Assessed Value: Florida recognizes Homestead Exemptions when the property is the homeowner’s principle place of residence on January 1 or the current tax year; in this case 2014. Florida’s “Save Our Homes” amendment limits the rate of increase in a homesteaded property’s assessed value to the lesser of 3% OR the increase in the consumer price index. This year, the CPI was the lesser of the two options. In this example, the Working Assessed Value increased only 1.48%.

Exempt Value: The $50,000 in this example is the allowed exemption for a homesteaded property. Other exemptions are available to those qualified; senior, military veteran, etc.

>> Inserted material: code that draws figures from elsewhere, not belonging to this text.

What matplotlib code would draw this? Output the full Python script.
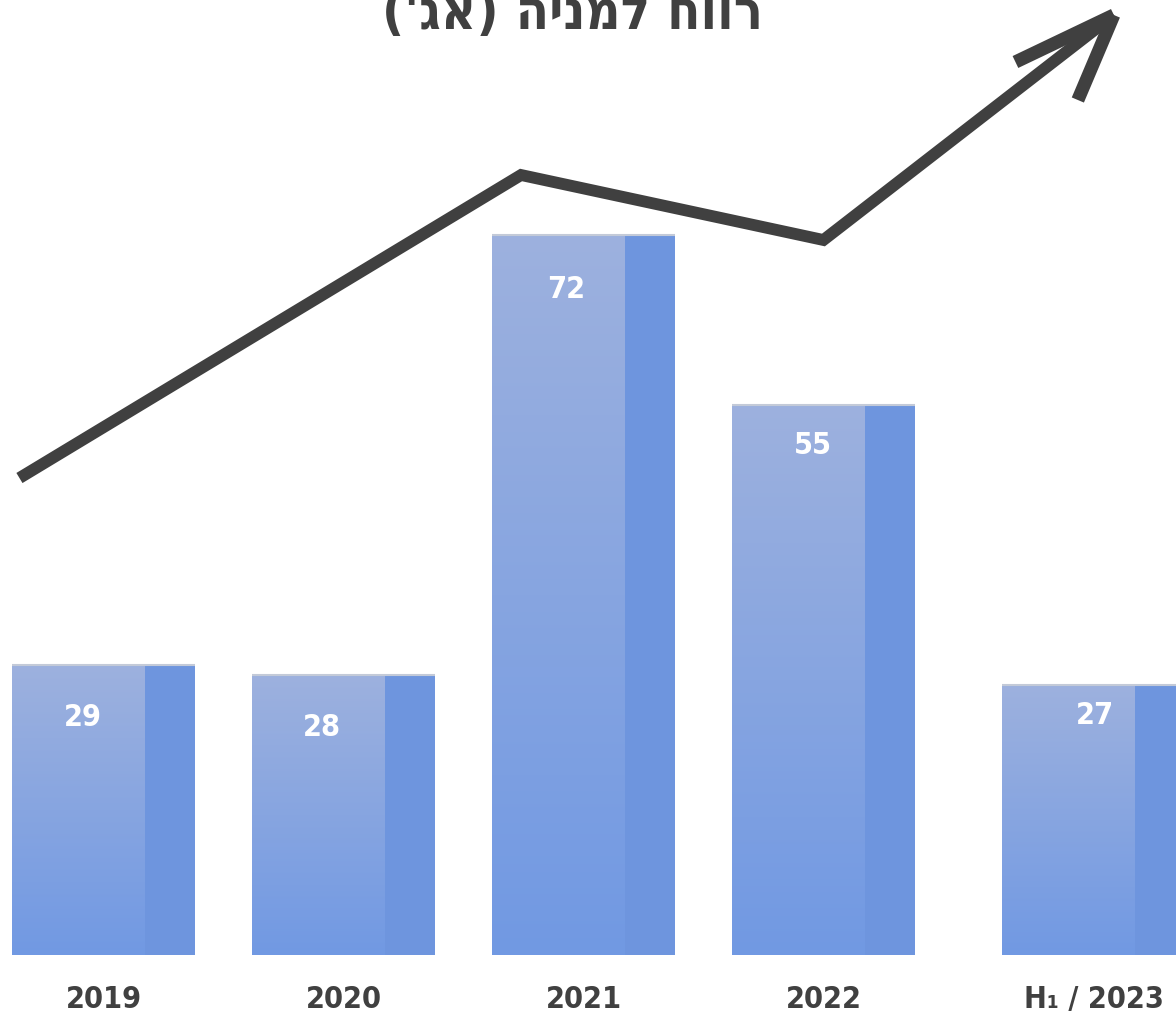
import numpy as np
import matplotlib
matplotlib.use("Agg")
import matplotlib.pyplot as plt
from matplotlib.colors import LinearSegmentedColormap
from matplotlib.patches import Rectangle

# data
years = ["2019", "2020", "2021", "2022", "H\u2081 / 2023"]
eps = [29, 28, 72, 55, 27]
title = "('גא) הינמל חוור"   # "רווח למניה (אג')" written in visual order

# hand drawn trend arrow (x in bar slots, y in agorot)
trend_x = [-0.35, 1.74, 3.0, 4.21]
trend_y = [47.7, 78.0, 71.5, 94.0]
head_left = (3.80, 89.3)
head_right = (4.06, 85.5)

# layout
slot = np.arange(len(years), dtype=float)
slot[-1] += 0.125
front_w = 0.555
side_w = 0.21
lab_dx = [0.02, 0.015, 0.035, 0.06, 0.11]
lab_dy = [5.3, 5.3, 5.4, 4.1, 3.0]
dark = "#404040"
font = dict(family=["DejaVu Sans"], stretch="condensed", fontweight="bold")

fig = plt.figure(figsize=(11.76, 10.14), dpi=100)
ax = fig.add_axes([0, 59 / 1014, 1, 955 / 1014])
ax.axis("off")

front_cmap = LinearSegmentedColormap.from_list("front", ["#7199e3", "#9db1de"])
grad = np.linspace(0, 1, 256).reshape(-1, 1)

for i, (x, v) in enumerate(zip(slot, eps)):
    left = x - (front_w + side_w) / 2
    # front face with vertical gradient
    r = Rectangle((left, 0), front_w, v, facecolor="none", edgecolor="none")
    ax.add_patch(r)
    im = ax.imshow(grad, cmap=front_cmap, origin="lower", aspect="auto",
                   extent=(left, left + front_w, 0, v), zorder=1)
    im.set_clip_path(r)
    # side face
    ax.add_patch(Rectangle((left + front_w, 0), side_w, v,
                           facecolor="#6e95de", edgecolor="none", zorder=1))
    # light bevel on top
    ax.plot([left, left + front_w + side_w], [v, v], color="#c3cad8",
            lw=1.5, zorder=2, solid_capstyle="butt")
    ax.text(left + front_w / 2 + lab_dx[i], v - lab_dy[i], str(v),
            color="white", fontsize=22, ha="center", va="center",
            zorder=3, **font)

ax.set_xlim(-0.431, 4.469)
ax.set_ylim(0, 95.5)

# trend arrow
ax.plot(trend_x, trend_y, color=dark, lw=8.5, solid_joinstyle="miter",
        solid_capstyle="butt", zorder=4)
tip = (trend_x[-1], trend_y[-1])
for hx, hy in (head_left, head_right):
    ax.plot([hx, tip[0]], [hy, tip[1]], color=dark, lw=9.5,
            solid_capstyle="butt", solid_joinstyle="miter", zorder=4)

# category labels
for x, lab in zip(slot, years):
    fig.text((x + 0.431) / 4.9, 6 / 1014, lab, color=dark,
             fontsize=22, ha="center", va="baseline", **font)

# title (top half cut off by the figure edge)
fig.text(572 / 1176, 1 - 29 / 1014, title, color=dark, fontsize=39,
         ha="center", va="baseline", **font)

fig.savefig("out.png", dpi=100, facecolor="white")
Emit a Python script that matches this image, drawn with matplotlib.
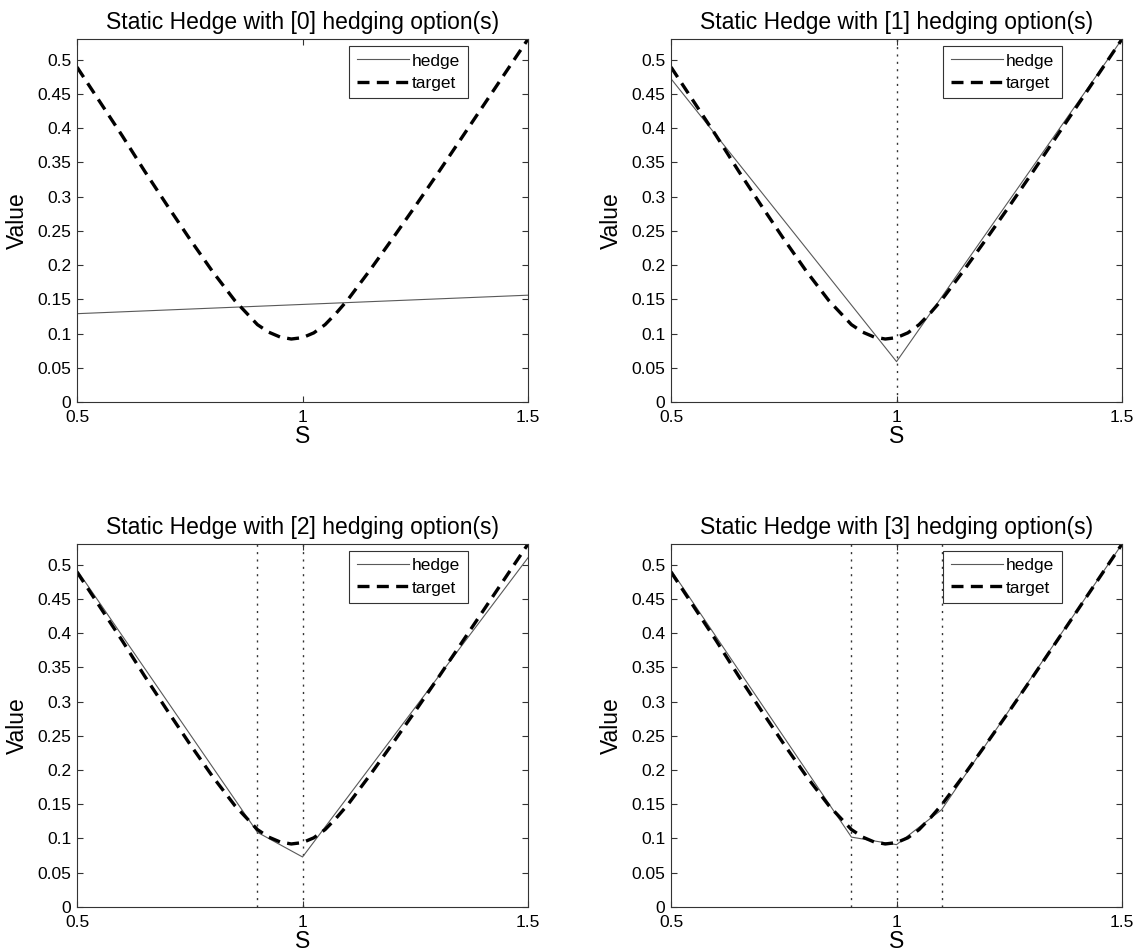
import numpy as np
import matplotlib
matplotlib.use('Agg')
import matplotlib.pyplot as plt
from matplotlib.ticker import FormatStrFormatter, MultipleLocator

plt.rcParams['font.family'] = ['Liberation Sans', 'DejaVu Sans']

# target (straddle) value
s_target = [0.5, 0.55, 0.6, 0.65, 0.7, 0.75, 0.8, 0.85, 0.9, 0.925, 0.95, 0.975,
            1.0, 1.025, 1.05, 1.075, 1.1, 1.15, 1.2, 1.25, 1.3, 1.35, 1.4, 1.45, 1.5]
v_target = [0.489, 0.439, 0.389, 0.337, 0.287, 0.238, 0.191, 0.148, 0.113, 0.102, 0.095, 0.092,
            0.094, 0.101, 0.113, 0.130, 0.149, 0.193, 0.239, 0.286, 0.334, 0.383, 0.432, 0.481, 0.53]

# piecewise linear hedges for 0..3 hedging options
n_options = [0, 1, 2, 3]
hedge_s = [[0.5, 1.5],
           [0.5, 1.0, 1.5],
           [0.5, 0.9, 1.0, 1.5],
           [0.5, 0.9, 1.0, 1.1, 1.5]]
hedge_v = [[0.129, 0.156],
           [0.472, 0.059, 0.530],
           [0.492, 0.109, 0.073, 0.510],
           [0.492, 0.102, 0.091, 0.142, 0.530]]
strikes = [[], [1.0], [0.9, 1.0], [0.9, 1.0, 1.1]]

fig = plt.figure(figsize=(11.41, 9.52), dpi=100)
positions = [[0.0675, 0.5777, 0.3953, 0.3813],
             [0.5881, 0.5777, 0.3953, 0.3813],
             [0.0675, 0.0473, 0.3953, 0.3813],
             [0.5881, 0.0473, 0.3953, 0.3813]]

for i in range(4):
    ax = fig.add_axes(positions[i])
    for k in strikes[i]:
        ax.axvline(k, color='0.2', lw=1.0, ls=(0, (1.5, 3.8)))
    ax.plot(hedge_s[i], hedge_v[i], color='0.35', lw=0.8, label='hedge')
    ax.plot(s_target, v_target, color='black', lw=2.4, dashes=(3.6, 2.2), label='target')

    ax.set_xlim(0.5, 1.5)
    ax.set_ylim(0, 0.53)
    ax.xaxis.set_major_locator(MultipleLocator(0.5))
    ax.yaxis.set_major_locator(MultipleLocator(0.05))
    ax.xaxis.set_major_formatter(FormatStrFormatter('%g'))
    ax.yaxis.set_major_formatter(FormatStrFormatter('%g'))
    ax.tick_params(direction='in', length=4, width=0.8, color='0.2', labelsize=12.5,
                   top=True, right=True)
    ax.tick_params(axis='x', pad=6)
    ax.tick_params(axis='y', pad=4)
    for sp in ax.spines.values():
        sp.set_color('0.2')
        sp.set_linewidth(0.8)

    ax.set_title('Static Hedge with [%d] hedging option(s)' % n_options[i], fontsize=16.5, pad=7)
    ax.set_xlabel('S', fontsize=16.5, labelpad=0)
    ax.set_ylabel('Value', fontsize=16.5, labelpad=6)

    leg = ax.legend(loc='upper right', bbox_to_anchor=(0.866, 0.982), borderaxespad=0,
                    fontsize=12.5, handlelength=3.0, handletextpad=0.15, labelspacing=0.4,
                    borderpad=0.45, fancybox=False, framealpha=1)
    leg.get_frame().set_edgecolor('0.2')
    leg.get_frame().set_linewidth(0.8)

plt.savefig('out.png', dpi=100)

Taxable Value: $198,925 is simply the result of subtracting the Exempt Value from the Assessed Value. This is the number on which your property tax will be calculated by multiplying it by the millage rate. In the example, the taxable value increased 1.85%.

Maximum Save Our Homes Portability (Recently renamed "Protected Value": This represents the difference between Just Value and Assessed Value. You may be able to carry forward all, or a portion, of that difference should you move your homestead to another property in Florida.

Survey: Did the Just Value of your home increase from 2013 to 2014? You can come back to this page later to complete the poll or to check on how other's have responded.


2 replies
  1. Alberto Palomo
    Alberto Palomo says:

    increase of just title

    My just value and assessed value both increased by more than 18%….
    Why my home values increased so much comparing to other properties?
    Is there anything that I can do?
    Your suggestions are appreciated.

  2. Toby
    Toby says:

    Reply to Alberto

    Your property was homesteaded for several years. That status changed in 2014 to non-homesteaded. Therefore you are not subject to the Save Our Homes limit on appraised value increases. If you think the change in status was an error, call the property appraiser’s office.